DIRECTIONS =>
Every line below should be copied exactly; drop the pictures.

DATA =>
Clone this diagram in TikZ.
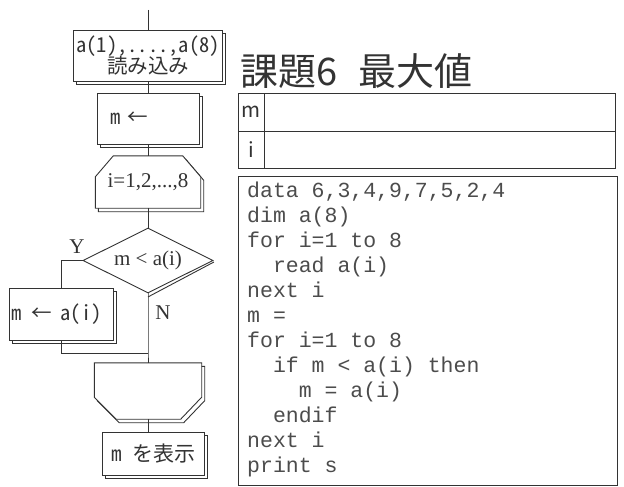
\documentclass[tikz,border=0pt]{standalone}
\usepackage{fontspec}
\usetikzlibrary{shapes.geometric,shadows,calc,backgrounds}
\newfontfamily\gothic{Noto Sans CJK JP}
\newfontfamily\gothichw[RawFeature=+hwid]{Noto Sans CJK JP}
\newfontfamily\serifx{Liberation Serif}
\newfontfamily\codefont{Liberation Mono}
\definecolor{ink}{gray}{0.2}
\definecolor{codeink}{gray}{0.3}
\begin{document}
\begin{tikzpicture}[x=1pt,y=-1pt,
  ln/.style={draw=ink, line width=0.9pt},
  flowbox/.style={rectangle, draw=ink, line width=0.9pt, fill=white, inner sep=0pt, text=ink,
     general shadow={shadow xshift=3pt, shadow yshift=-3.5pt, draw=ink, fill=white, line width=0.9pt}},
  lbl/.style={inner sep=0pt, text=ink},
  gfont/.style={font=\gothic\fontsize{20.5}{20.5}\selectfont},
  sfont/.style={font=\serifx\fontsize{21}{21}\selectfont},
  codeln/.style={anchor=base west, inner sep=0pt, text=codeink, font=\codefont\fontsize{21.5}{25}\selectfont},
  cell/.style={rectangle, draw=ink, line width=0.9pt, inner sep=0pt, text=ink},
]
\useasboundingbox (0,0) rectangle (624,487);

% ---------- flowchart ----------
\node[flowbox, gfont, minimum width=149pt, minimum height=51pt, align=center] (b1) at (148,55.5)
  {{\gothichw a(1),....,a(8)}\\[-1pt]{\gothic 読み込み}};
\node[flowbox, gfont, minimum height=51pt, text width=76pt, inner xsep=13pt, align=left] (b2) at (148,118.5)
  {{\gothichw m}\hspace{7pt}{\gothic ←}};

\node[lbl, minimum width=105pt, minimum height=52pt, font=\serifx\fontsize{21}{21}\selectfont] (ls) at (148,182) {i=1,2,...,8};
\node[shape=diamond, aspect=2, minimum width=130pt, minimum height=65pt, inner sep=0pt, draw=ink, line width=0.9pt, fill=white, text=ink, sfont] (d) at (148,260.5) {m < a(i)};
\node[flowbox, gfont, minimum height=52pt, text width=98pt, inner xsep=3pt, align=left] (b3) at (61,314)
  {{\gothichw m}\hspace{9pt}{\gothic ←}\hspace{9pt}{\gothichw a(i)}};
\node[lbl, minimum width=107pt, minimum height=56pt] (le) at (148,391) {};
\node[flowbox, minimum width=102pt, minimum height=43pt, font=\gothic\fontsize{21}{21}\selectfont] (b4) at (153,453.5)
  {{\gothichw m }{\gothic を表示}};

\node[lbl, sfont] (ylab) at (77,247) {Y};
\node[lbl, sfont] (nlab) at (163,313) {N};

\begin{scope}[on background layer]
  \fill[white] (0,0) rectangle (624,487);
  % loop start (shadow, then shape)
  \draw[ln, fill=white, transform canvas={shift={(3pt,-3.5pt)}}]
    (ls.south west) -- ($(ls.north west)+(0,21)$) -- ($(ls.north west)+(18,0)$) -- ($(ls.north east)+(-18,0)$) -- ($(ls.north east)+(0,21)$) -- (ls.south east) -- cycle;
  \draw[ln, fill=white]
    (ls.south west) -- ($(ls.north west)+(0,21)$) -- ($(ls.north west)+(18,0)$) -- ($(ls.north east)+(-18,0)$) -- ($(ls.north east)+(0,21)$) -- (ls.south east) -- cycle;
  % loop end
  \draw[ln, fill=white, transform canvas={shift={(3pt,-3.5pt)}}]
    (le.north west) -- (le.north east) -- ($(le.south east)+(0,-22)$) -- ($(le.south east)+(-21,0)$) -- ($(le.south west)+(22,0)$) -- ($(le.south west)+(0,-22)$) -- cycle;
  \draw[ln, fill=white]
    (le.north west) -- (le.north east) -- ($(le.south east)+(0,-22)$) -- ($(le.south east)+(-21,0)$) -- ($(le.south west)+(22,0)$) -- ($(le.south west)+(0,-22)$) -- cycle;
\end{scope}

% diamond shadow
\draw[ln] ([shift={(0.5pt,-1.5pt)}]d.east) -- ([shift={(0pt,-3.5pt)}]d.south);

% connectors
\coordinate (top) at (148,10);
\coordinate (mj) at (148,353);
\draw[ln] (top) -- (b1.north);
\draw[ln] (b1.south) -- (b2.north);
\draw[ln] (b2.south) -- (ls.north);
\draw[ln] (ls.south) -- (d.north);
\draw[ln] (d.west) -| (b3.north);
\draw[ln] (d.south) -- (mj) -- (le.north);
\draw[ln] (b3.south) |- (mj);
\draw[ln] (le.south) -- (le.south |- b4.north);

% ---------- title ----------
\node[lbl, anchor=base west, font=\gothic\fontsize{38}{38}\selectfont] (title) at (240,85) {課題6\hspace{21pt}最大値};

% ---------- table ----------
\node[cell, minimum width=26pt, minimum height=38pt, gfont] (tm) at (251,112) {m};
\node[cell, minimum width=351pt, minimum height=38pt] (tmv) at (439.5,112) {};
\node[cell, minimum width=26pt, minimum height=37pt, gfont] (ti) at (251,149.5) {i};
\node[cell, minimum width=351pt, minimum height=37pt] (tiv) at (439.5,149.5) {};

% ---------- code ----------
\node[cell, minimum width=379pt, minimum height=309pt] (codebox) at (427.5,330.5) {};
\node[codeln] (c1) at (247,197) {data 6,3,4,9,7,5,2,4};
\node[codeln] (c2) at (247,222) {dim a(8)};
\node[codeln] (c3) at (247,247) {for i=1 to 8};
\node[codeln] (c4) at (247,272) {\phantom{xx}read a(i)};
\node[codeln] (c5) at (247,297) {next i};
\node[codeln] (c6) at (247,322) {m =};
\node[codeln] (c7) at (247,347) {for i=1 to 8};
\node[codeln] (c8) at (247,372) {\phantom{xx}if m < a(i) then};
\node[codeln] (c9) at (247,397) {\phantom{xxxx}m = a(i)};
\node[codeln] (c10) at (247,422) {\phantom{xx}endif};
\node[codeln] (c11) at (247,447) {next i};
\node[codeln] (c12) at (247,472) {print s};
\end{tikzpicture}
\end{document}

COMPLETED EXERCISE =>
Clone this diagram in TikZ.
\documentclass[tikz,border=0pt]{standalone}
\usepackage{fontspec}
\usetikzlibrary{shapes.geometric,shadows,calc,backgrounds}
\newfontfamily\gothic{Noto Sans CJK JP}
\newfontfamily\gothichw[RawFeature=+hwid]{Noto Sans CJK JP}
\newfontfamily\serifx{Liberation Serif}
\newfontfamily\codefont{Liberation Mono}
\definecolor{ink}{gray}{0.2}
\definecolor{codeink}{gray}{0.3}
\begin{document}
\begin{tikzpicture}[x=1pt,y=-1pt,
  ln/.style={draw=ink, line width=0.9pt},
  flowbox/.style={rectangle, draw=ink, line width=0.9pt, fill=white, inner sep=0pt, text=ink,
     general shadow={shadow xshift=3pt, shadow yshift=-3.5pt, draw=ink, fill=white, line width=0.9pt}},
  lbl/.style={inner sep=0pt, text=ink},
  gfont/.style={font=\gothic\fontsize{20.5}{20.5}\selectfont},
  sfont/.style={font=\serifx\fontsize{21}{21}\selectfont},
  codeln/.style={anchor=base west, inner sep=0pt, text=codeink, font=\codefont\fontsize{21.5}{25}\selectfont},
  cell/.style={rectangle, draw=ink, line width=0.9pt, inner sep=0pt, text=ink},
]
\useasboundingbox (0,0) rectangle (624,487);

% ---------- flowchart ----------
\node[flowbox, gfont, minimum width=149pt, minimum height=51pt, align=center] (b1) at (148,55.5)
  {{\gothichw a(1),....,a(8)}\\[-1pt]{\gothic 読み込み}};
\node[flowbox, gfont, minimum height=51pt, text width=76pt, inner xsep=13pt, align=left] (b2) at (148,118.5)
  {{\gothichw m}\hspace{7pt}{\gothic ←}};

\node[lbl, minimum width=105pt, minimum height=52pt, font=\serifx\fontsize{21}{21}\selectfont] (ls) at (148,182) {i=1,2,...,8};
\node[shape=diamond, aspect=2, minimum width=130pt, minimum height=65pt, inner sep=0pt, draw=ink, line width=0.9pt, fill=white, text=ink, sfont] (d) at (148,260.5) {m < a(i)};
\node[flowbox, gfont, minimum height=52pt, text width=98pt, inner xsep=3pt, align=left] (b3) at (61,314)
  {{\gothichw m}\hspace{9pt}{\gothic ←}\hspace{9pt}{\gothichw a(i)}};
\node[lbl, minimum width=107pt, minimum height=56pt] (le) at (148,391) {};
\node[flowbox, minimum width=102pt, minimum height=43pt, font=\gothic\fontsize{21}{21}\selectfont] (b4) at (153,453.5)
  {{\gothichw m }{\gothic を表示}};

\node[lbl, sfont] (ylab) at (77,247) {Y};
\node[lbl, sfont] (nlab) at (163,313) {N};

\begin{scope}[on background layer]
  \fill[white] (0,0) rectangle (624,487);
  % loop start (shadow, then shape)
  \draw[ln, fill=white, transform canvas={shift={(3pt,-3.5pt)}}]
    (ls.south west) -- ($(ls.north west)+(0,21)$) -- ($(ls.north west)+(18,0)$) -- ($(ls.north east)+(-18,0)$) -- ($(ls.north east)+(0,21)$) -- (ls.south east) -- cycle;
  \draw[ln, fill=white]
    (ls.south west) -- ($(ls.north west)+(0,21)$) -- ($(ls.north west)+(18,0)$) -- ($(ls.north east)+(-18,0)$) -- ($(ls.north east)+(0,21)$) -- (ls.south east) -- cycle;
  % loop end
  \draw[ln, fill=white, transform canvas={shift={(3pt,-3.5pt)}}]
    (le.north west) -- (le.north east) -- ($(le.south east)+(0,-22)$) -- ($(le.south east)+(-21,0)$) -- ($(le.south west)+(22,0)$) -- ($(le.south west)+(0,-22)$) -- cycle;
  \draw[ln, fill=white]
    (le.north west) -- (le.north east) -- ($(le.south east)+(0,-22)$) -- ($(le.south east)+(-21,0)$) -- ($(le.south west)+(22,0)$) -- ($(le.south west)+(0,-22)$) -- cycle;
\end{scope}

% diamond shadow
\draw[ln] ([shift={(0.5pt,-1.5pt)}]d.east) -- ([shift={(0pt,-3.5pt)}]d.south);

% connectors
\coordinate (top) at (148,10);
\coordinate (mj) at (148,353);
\draw[ln] (top) -- (b1.north);
\draw[ln] (b1.south) -- (b2.north);
\draw[ln] (b2.south) -- (ls.north);
\draw[ln] (ls.south) -- (d.north);
\draw[ln] (d.west) -| (b3.north);
\draw[ln] (d.south) -- (mj) -- (le.north);
\draw[ln] (b3.south) |- (mj);
\draw[ln] (le.south) -- (le.south |- b4.north);

% ---------- title ----------
\node[lbl, anchor=base west, font=\gothic\fontsize{38}{38}\selectfont] (title) at (240,85) {課題6\hspace{21pt}最大値};

% ---------- table ----------
\node[cell, minimum width=26pt, minimum height=38pt, gfont] (tm) at (251,112) {m};
\node[cell, minimum width=351pt, minimum height=38pt] (tmv) at (439.5,112) {};
\node[cell, minimum width=26pt, minimum height=37pt, gfont] (ti) at (251,149.5) {i};
\node[cell, minimum width=351pt, minimum height=37pt] (tiv) at (439.5,149.5) {};

% ---------- code ----------
\node[cell, minimum width=379pt, minimum height=309pt] (codebox) at (427.5,330.5) {};
\node[codeln] (c1) at (247,197) {data 6,3,4,9,7,5,2,4};
\node[codeln] (c2) at (247,222) {dim a(8)};
\node[codeln] (c3) at (247,247) {for i=1 to 8};
\node[codeln] (c4) at (247,272) {\phantom{xx}read a(i)};
\node[codeln] (c5) at (247,297) {next i};
\node[codeln] (c6) at (247,322) {m =};
\node[codeln] (c7) at (247,347) {for i=1 to 8};
\node[codeln] (c8) at (247,372) {\phantom{xx}if m < a(i) then};
\node[codeln] (c9) at (247,397) {\phantom{xxxx}m = a(i)};
\node[codeln] (c10) at (247,422) {\phantom{xx}endif};
\node[codeln] (c11) at (247,447) {next i};
\node[codeln] (c12) at (247,472) {print s};
\end{tikzpicture}
\end{document}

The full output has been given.